With the comment: “there is no way to see your overall stats anywhere. Not basic stuff like health and shield, which are added up between components with no total shown” I am on the fence. In a real shooter (Bagdad 2003, Beirut 1983, Kandahar 2011, or Aleppo 2015) you are alive, wounded or dead (preferably not dead). When you get shot you do not get to check your health or shield status. The Kevlar either held and you felt like a mule kicked you hard, or there is red all over the place. Yet, this is a game and a choice was made not to give it. I am not sure whether the gamer accepts this, but it was a choice made and we have to accept it. We all have come a long way from the Wolfenstein 3D health indicator. Paul gives us a lot more, from the free play, to crafting to the revive issues. The game is seemingly flawed in too many ways, in a day and age where getting it right from the beginning is almost everything, when we consider that the first teaser was in June 2017 and we see these levels of shortcomings, we need to realise that the larger players have lost the plot somehow. Is it management, project management or merely marketing that cannot get the time lines straight? No matter what the reason is, between the need to grow knowledge in a global gaming dimension as well as the revenue driven side of gaming, it goes beyond what we know now, it is all about how to evolve a system that is as mature as it gets. Perhaps the curse for Bioware is that Mass Effect three was close to perfect. You don’t get to mess with perfection ever; they learned that the hard way twice already. And as we see an exploding amount of videos on YouTube on loot grinding and chest locations after a mere weekend of availability, we see that there is a lot more to fix on this game, from my point of view, a game that is still such an alpha should not have been released, not ever.
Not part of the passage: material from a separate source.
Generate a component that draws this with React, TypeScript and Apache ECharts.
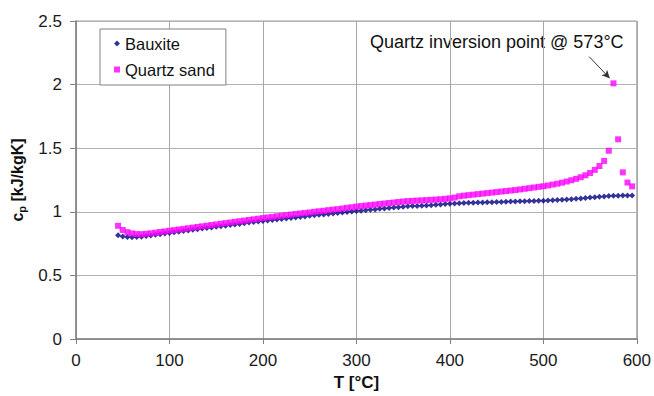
import React, { useEffect, useRef } from "react";
import * as echarts from "echarts";

const temperatures = [
  45, 50, 55, 60, 65, 70, 75, 80, 85, 90, 95, 100, 105, 110, 115, 120, 125, 130, 135, 140,
  145, 150, 155, 160, 165, 170, 175, 180, 185, 190, 195, 200, 205, 210, 215, 220, 225, 230,
  235, 240, 245, 250, 255, 260, 265, 270, 275, 280, 285, 290, 295, 300, 305, 310, 315, 320,
  325, 330, 335, 340, 345, 350, 355, 360, 365, 370, 375, 380, 385, 390, 395, 400, 405, 410,
  415, 420, 425, 430, 435, 440, 445, 450, 455, 460, 465, 470, 475, 480, 485, 490, 495, 500,
  505, 510, 515, 520, 525, 530, 535, 540, 545, 550, 555, 560, 565, 570, 575, 580, 585, 590, 595,
];

const bauxite = [
  0.815, 0.806, 0.802, 0.8, 0.801, 0.804, 0.809, 0.814, 0.819, 0.824, 0.829, 0.834, 0.839, 0.844,
  0.849, 0.853, 0.858, 0.863, 0.868, 0.872, 0.877, 0.882, 0.887, 0.891, 0.896, 0.901, 0.905, 0.91,
  0.915, 0.919, 0.924, 0.928, 0.932, 0.936, 0.94, 0.944, 0.948, 0.952, 0.956, 0.96, 0.964, 0.968,
  0.972, 0.976, 0.979, 0.983, 0.987, 0.991, 0.994, 0.998, 1.002, 1.006, 1.009, 1.013, 1.016, 1.019,
  1.023, 1.026, 1.029, 1.033, 1.036, 1.04, 1.043, 1.045, 1.046, 1.048, 1.05, 1.052, 1.055, 1.058,
  1.061, 1.064, 1.066, 1.068, 1.069, 1.071, 1.072, 1.073, 1.074, 1.075, 1.076, 1.077, 1.078, 1.079,
  1.08, 1.081, 1.082, 1.083, 1.084, 1.085, 1.086, 1.087, 1.089, 1.091, 1.093, 1.095, 1.097, 1.099,
  1.102, 1.105, 1.108, 1.112, 1.115, 1.118, 1.121, 1.124, 1.126, 1.127, 1.128, 1.128, 1.129,
];

const quartzSand = [
  0.89, 0.857, 0.84, 0.83, 0.825, 0.824, 0.827, 0.831, 0.836, 0.841, 0.846, 0.851, 0.856, 0.861,
  0.866, 0.871, 0.876, 0.881, 0.886, 0.891, 0.896, 0.901, 0.906, 0.911, 0.916, 0.921, 0.926, 0.931,
  0.936, 0.941, 0.946, 0.951, 0.956, 0.96, 0.965, 0.969, 0.974, 0.978, 0.983, 0.987, 0.991, 0.995,
  1.0, 1.004, 1.008, 1.013, 1.017, 1.021, 1.026, 1.031, 1.036, 1.041, 1.045, 1.049, 1.053, 1.057,
  1.061, 1.065, 1.069, 1.073, 1.077, 1.081, 1.084, 1.086, 1.088, 1.09, 1.092, 1.094, 1.096, 1.099,
  1.102, 1.106, 1.112, 1.122, 1.127, 1.131, 1.135, 1.139, 1.143, 1.147, 1.151, 1.155, 1.159, 1.163,
  1.167, 1.171, 1.176, 1.181, 1.186, 1.191, 1.196, 1.201, 1.207, 1.214, 1.221, 1.229, 1.238, 1.248,
  1.259, 1.272, 1.287, 1.305, 1.33, 1.36, 1.4, 1.48, 2.01, 1.57, 1.31, 1.23, 1.2,
];

const seriesNames = ["Bauxite", "Quartz sand"];
const annotationText = "Quartz inversion point @ 573°C";
const arrowFrom = [549, 2.22];
const arrowTo = [571, 2.05];

const FONT = 'Arial, "Liberation Sans", Helvetica, sans-serif';

export default function App() {
  const ref = useRef<HTMLDivElement>(null);

  useEffect(() => {
    if (!ref.current) return;
    const chart = echarts.init(ref.current, undefined, { renderer: "svg" });
    const bauxiteData = temperatures.map((t, i) => [t, bauxite[i]]);
    const quartzData = temperatures.map((t, i) => [t, quartzSand[i]]);

    chart.setOption({
      animation: false,
      backgroundColor: "#ffffff",
      textStyle: { fontFamily: FONT },
      grid: {
        left: 76,
        right: 16,
        top: 21,
        bottom: 57,
        show: true,
        borderColor: "#9a9a9a",
        borderWidth: 1,
        backgroundColor: "transparent",
      },
      legend: {
        orient: "vertical",
        left: 100,
        top: 29,
        backgroundColor: "#ffffff",
        borderColor: "#808080",
        borderWidth: 1,
        borderRadius: 0,
        padding: [6, 11, 7, 14],
        itemGap: 9,
        itemWidth: 6,
        itemHeight: 6,
        textStyle: { fontSize: 16.5, color: "#111", fontFamily: FONT },
        data: [
          { name: seriesNames[0], icon: "diamond" },
          { name: seriesNames[1], icon: "rect" },
        ],
      },
      xAxis: {
        type: "value",
        min: 0,
        max: 600,
        interval: 100,
        name: "T [°C]",
        nameLocation: "middle",
        nameGap: 35,
        nameTextStyle: { fontSize: 17, fontWeight: "bold", color: "#111", fontFamily: FONT },
        axisLine: { show: true, onZero: false, lineStyle: { color: "#808080", width: 1.5 } },
        axisTick: { show: true, inside: false, length: 5, lineStyle: { color: "#808080" } },
        axisLabel: { fontSize: 17, color: "#1a1a1a", margin: 13, fontFamily: FONT },
        splitLine: { show: true, lineStyle: { color: "#a6a6a6", width: 1 } },
      },
      yAxis: {
        type: "value",
        min: 0,
        max: 2.5,
        interval: 0.5,
        name: "{a|c}{b|p}{a| [kJ/kgK]}",
        nameLocation: "middle",
        nameGap: 42,
        nameRotate: 90,
        nameTextStyle: {
          color: "#111",
          fontFamily: FONT,
          rich: {
            a: { fontSize: 16, fontWeight: "bold", color: "#111", fontFamily: FONT, verticalAlign: "top" },
            b: {
              fontSize: 11,
              fontWeight: "bold",
              color: "#111",
              fontFamily: FONT,
              verticalAlign: "top",
              padding: [7, 0, 0, 0],
            },
          },
        },
        axisLine: { show: true, lineStyle: { color: "#808080", width: 1.5 } },
        axisTick: { show: true, inside: false, length: 6, lineStyle: { color: "#808080" } },
        axisLabel: { fontSize: 17, color: "#1a1a1a", margin: 14, fontFamily: FONT },
        splitLine: { show: true, lineStyle: { color: "#b3b3b3", width: 1 } },
      },
      graphic: [
        {
          type: "text",
          left: 370,
          top: 33,
          silent: true,
          style: { text: annotationText, fontSize: 18, fill: "#111", fontFamily: FONT },
        },
      ],
      series: [
        {
          name: seriesNames[0],
          type: "scatter",
          symbol: "diamond",
          symbolSize: 6,
          itemStyle: { color: "#000080" },
          data: bauxiteData,
          z: 2,
        },
        {
          name: seriesNames[1],
          type: "scatter",
          symbol: "rect",
          symbolSize: 6,
          itemStyle: { color: "#ff00ff" },
          data: quartzData,
          z: 3,
          markLine: {
            silent: true,
            symbol: ["none", "arrow"],
            symbolSize: [6, 8],
            lineStyle: { color: "#333", width: 1, type: "solid" },
            label: { show: false },
            data: [[{ coord: arrowFrom }, { coord: arrowTo }]],
          },
        },
      ],
    });

    return () => chart.dispose();
  }, []);

  return (
    <div
      ref={ref}
      style={{ position: "fixed", left: 0, top: 0, width: 654, height: 396, background: "#fff" }}
    />
  );
}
In the past I have had good cause and plenty of reasons to have a go at Ubisoft, yet in comparison there are plenty of indicators that they are getting it right. The Division 2 is a much better version that the original, it is not really a new brand or a new game; it is a much better game. Even as it is too early to tell, there are some voices (who had early access) and they are comparing the division 2 after the first game to the Assassins Creed 2 compared to that first game. If that is true, if that holds up than those who embraced the division are in for one hell of a ride, crushing Bioware further still. In a world where we are driven to choice as our budgets limits us, the problems that Anthem created for themselves is one that they might not survive, to get this much opposition to a game three days after release is a really bad thing, those who bought the game might run back return the console games (not an option for PC games) and put that money towards the Division 2 and wait three weeks to start a proper multi player shooter.

When it comes to this generation gamers, we are faced with a failing generation as they are confronted with decision makers who clearly have not had the best track record in game design, that is proven with the mere sight of so much failure on any day one edition.
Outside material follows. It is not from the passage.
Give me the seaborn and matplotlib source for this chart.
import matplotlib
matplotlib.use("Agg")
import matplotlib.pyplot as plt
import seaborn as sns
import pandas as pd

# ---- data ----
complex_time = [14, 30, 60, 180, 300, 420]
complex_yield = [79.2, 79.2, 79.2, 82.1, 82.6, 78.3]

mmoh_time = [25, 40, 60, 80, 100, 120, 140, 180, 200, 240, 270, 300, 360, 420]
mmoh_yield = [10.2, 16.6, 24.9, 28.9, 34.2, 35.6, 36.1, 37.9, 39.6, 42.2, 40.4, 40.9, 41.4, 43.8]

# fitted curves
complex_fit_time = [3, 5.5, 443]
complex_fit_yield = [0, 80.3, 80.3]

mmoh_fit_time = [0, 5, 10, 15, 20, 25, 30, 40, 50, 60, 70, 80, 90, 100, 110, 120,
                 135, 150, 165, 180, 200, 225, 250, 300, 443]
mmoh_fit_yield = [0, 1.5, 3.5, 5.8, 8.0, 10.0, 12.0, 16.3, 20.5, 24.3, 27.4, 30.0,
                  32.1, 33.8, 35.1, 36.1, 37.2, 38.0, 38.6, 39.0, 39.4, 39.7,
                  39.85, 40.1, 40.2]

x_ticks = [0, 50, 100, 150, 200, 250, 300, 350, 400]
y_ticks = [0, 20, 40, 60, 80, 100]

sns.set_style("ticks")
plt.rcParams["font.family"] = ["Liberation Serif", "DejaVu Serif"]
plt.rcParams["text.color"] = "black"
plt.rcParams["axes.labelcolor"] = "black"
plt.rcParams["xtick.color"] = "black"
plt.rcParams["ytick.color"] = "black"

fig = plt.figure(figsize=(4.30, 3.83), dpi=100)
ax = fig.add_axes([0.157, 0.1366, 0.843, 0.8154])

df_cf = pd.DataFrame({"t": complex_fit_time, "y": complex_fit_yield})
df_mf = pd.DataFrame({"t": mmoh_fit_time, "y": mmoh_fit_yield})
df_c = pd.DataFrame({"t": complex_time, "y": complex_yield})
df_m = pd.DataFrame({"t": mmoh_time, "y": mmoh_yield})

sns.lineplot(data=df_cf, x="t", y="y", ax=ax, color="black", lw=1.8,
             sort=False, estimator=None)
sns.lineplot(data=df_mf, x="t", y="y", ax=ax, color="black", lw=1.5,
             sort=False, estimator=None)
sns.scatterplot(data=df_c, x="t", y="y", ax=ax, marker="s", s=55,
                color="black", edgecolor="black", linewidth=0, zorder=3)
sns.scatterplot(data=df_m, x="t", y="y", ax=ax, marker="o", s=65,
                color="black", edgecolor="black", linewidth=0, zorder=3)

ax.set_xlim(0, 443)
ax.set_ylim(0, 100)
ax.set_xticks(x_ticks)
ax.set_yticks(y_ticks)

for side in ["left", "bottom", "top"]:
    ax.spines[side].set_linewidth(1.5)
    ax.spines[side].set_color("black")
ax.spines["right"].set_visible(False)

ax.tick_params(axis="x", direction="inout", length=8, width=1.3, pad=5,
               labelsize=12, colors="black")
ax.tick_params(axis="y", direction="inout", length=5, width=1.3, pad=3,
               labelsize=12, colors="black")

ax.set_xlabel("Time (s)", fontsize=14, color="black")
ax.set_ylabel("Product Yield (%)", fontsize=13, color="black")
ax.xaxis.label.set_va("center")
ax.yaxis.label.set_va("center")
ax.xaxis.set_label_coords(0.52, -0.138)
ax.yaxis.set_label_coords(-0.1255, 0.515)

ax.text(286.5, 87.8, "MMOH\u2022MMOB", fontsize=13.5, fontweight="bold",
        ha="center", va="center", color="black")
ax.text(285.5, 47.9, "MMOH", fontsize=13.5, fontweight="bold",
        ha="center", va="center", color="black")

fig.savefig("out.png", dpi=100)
If I had to make a judgement, my personal response would be a simple one: ‘Looks like this could be a nice game, call me again if you ever get to a workable beta version‘, a game that is optionally a year too early, unfinished and unbalanced in a world where there are half a dozen better made alternatives. Bioware strikes out a second time, will they be around to make that mistake again next time?

My version is upheld and given strength when we see the ‘Anthem Day One Update Patch Notes‘ (source Gamespot) which is massive and filled with issues that should not have been allowed to be around past an alpha version. It gets to be worse for the console owners. The information in the open is that the day one patch too that is around 7GB on consoles. So you buy the game and still you need to patch 7GB from the start, I expect at least half a dozen more patches in the near future and if they are core patches, the download size is likely to be higher. Forbes gives us more than mere patch information in the several articles that Paul Tassi wrote. Last week he gave us: “In addition to the sizable day one patch, BioWare has moved swiftly to hotfix two other issues right now. The first being killing a chest exploit that was allowing players to easily farm endgame gear“, it is merely proof (as I personally see it) that this game is still pre beta stage giving us a lot more issues to ask questions on and for the most, I do not see that such a critical look is being taken by many reviewers. I have had no issue going for the throat of Yves Guillemot (apparently still CEO of Ubisoft) in regards to the AC blunders; do you think I was going to pull my punches on Bioware after the Mess Effect Andromeda bungled to that degree? Bioware needs to sit down and take a hard look at where they are at and what they think they can do next, because squandering IP to the degree that they are doing is not a good sign and it will affect EA just as badly, because that is the impact of a game with this many issue relying on micro transactions. Their best action at present is to hand out the $39.99 pack for free to all those who registered in the first 7 days, and I would double the amount of shards given in that pack, because when we start seeing the dozens of copies of the console editions of Anthem in the preowned game section that will be the first sign that Anthem will become a dead product, death in 60 days, it could be the worst result a multi-player shooter has ever faced, and it is not all on them, in this case the increasingly higher regarded and higher review scores of Division 2 will be part of that death stroke.

Anthem for a failing gaming experience‘, it is quite the epitaph to put on the tombstone of any game.